China entered its present period of modernization, economic reform, and gradual opening to international trade in 1977, when the Gang of Four was pushed aside and Deng Xiaoping took over as China’s “paramount leader.” The new leadership strengthened the authority of managers and economic decision makers at the expense of party officials, enhanced material rewards for workers, improved research and education systems, and increased commitments to foreign trade. In 1978, Deng Xiaoping famously declared, consciously and publicly, that “To get rich is glorious!”
In one of China’s first steps to encourage growth, local administrators began permitting farmers to keep production that exceed their established quotas. In the past, they had been required to cede all excess production to the state (and excess production might even lead to higher quotas the following year). This new practice was soon formalized into what became known as the Household Responsibility Systems. It all started with grains, but it evolved into expanded markets for other products, enabling farmers to act entrepreneurially for a change, deciding what and how much to grow. It is estimated that farm productivity grew at about three times the growth rate of five years under the previous system.
Later, as a result of the Household Responsibility Systems success, another important change occurred.
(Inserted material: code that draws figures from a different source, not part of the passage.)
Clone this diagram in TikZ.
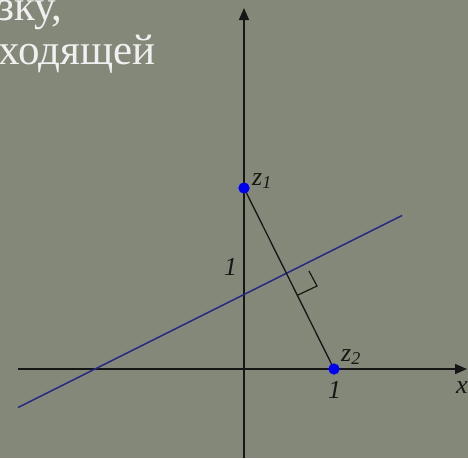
\documentclass[tikz,border=0pt]{standalone}
\usepackage{fontspec}
\setmainfont{Liberation Serif}
\usetikzlibrary{arrows.meta, positioning}
\definecolor{slatebg}{RGB}{132,136,121}
\definecolor{axisgray}{RGB}{22,22,22}
\definecolor{bisblue}{RGB}{38,38,135}
\definecolor{ptblue}{RGB}{0,0,240}
\tikzset{
  axis/.style={draw=axisgray, line width=1.5pt, -{Triangle[length=12pt,width=10pt]}},
  seg/.style={draw=axisgray, line width=1.3pt},
  bisline/.style={draw=bisblue, line width=1.5pt},
  lbl/.style={font=\fontsize{26}{26}\selectfont\itshape, text=axisgray, inner sep=0pt, anchor=base west},
  dot/.style={circle, fill=ptblue, minimum size=11pt, inner sep=0pt},
  big/.style={font=\fontsize{43}{47}\selectfont, text=white!94!black, anchor=base west, inner sep=0pt},
}
\newcommand{\sub}[1]{\raisebox{-3pt}{\fontsize{18}{18}\selectfont #1}}

\begin{document}
\begin{tikzpicture}[x=1pt,y=-1pt]
  \fill[slatebg] (0,0) rectangle (468,458);
  \useasboundingbox (0,0) rectangle (468,458);
  \clip (0,0) rectangle (468,458);
  % text fragment
  \node[big] (t1) at (-3,20) {зку,};
  \node[big] (t2) at (-2,64) {ходящей};
  % axes
  \coordinate (xl) at (18,369);
  \coordinate (xr) at (467,369);
  \coordinate (yb) at (244,458);
  \coordinate (yt) at (244,8);
  \draw[axis] (xl) -- (xr);
  \draw[axis] (yb) -- (yt);
  % bisector
  \coordinate (bl) at (18,407.5);
  \coordinate (br) at (402,215.5);
  \draw[bisline] (bl) -- (br);
  % points and segment
  \node[dot] (z1) at (244,188) {};
  \node[dot] (z2) at (334,369) {};
  \draw[seg] (z1.center) -- (z2.center);
  % right angle mark
  \coordinate (ra) at (298,295);
  \coordinate (rb) at (317,286);
  \coordinate (rc) at (309,271);
  \draw[axisgray, line width=1.2pt] (ra) -- (rb) -- (rc);
  \node[dot] at (z1) {};
  \node[dot] at (z2) {};
  % labels
  \node[lbl] (lz1) at (252,185) {z\sub{1}};
  \node[lbl] (lz2) at (341,361) {z\sub{2}};
  \node[lbl] (lx1) at (328,398) {1};
  \node[lbl] (ly1) at (224,275) {1};
  \node[lbl] (lx) at (456,393) {x};
\end{tikzpicture}
\end{document}
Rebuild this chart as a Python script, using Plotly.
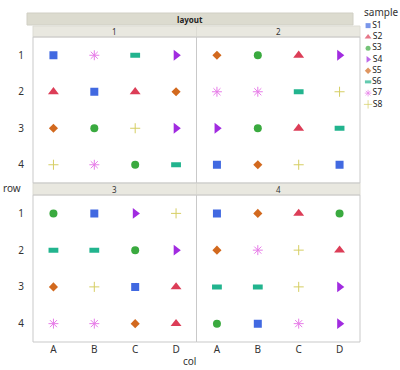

In a system called Township and Village Enterprises (TVEs), local authorities were given the power to decide what their community produces. Under China’s Communist system, the motivation for greater productivity was not based on capitalist concepts of property rights or ownership. It was based on improved economic conditions for the entire community. It is estimated that the productivity of TVEs grew at an annual rate of 27 percent throughout the 1980s.
Growth was further sparked in the 1980’s by establishment of a number of economic zones, called Special Economic Zones (SEZs), Development Zones, and Open Economic Zones, intended to promote trade and foreign investment. These zones, first situated in the coastal and southern provinces of the country and now more than 2,000 in number throughout the country, have played an important role in China’s economic growth. China’s SEZs provide various tax incentives, tariff concessions, and reduced costs of land and labor. They also facilitate foreign investment, technology transfer, joint ventures, and research projects.
China’s economy continued to improve during the past two decades as more reforms were instituted and regional trade pacts were negotiated. In 2001, after a lengthy process of negotiation, during which the United States, European countries and Japan insisted on changes in China’s economy and trade practices, China became a member of the World Trade Organization.
China was impacted only moderately by the Asian Financial Crisis, which began in Thailand in 1997 when the Thai Baht collapsed as a result of financial overextension and spread to most of Southeast Asia and Japan. Similarly, China appears to be weathering much of the impact of the current worldwide Great Recession. China’s GDP growth is estimated to continue to be in the eight percent range for next five years.
Accordingly, China remains very much on stage. As a country with a highly collectivist culture and a population that is strongly nationalistic, it behooves foreigners who visit and do business there to recognize and applaud its accomplishments.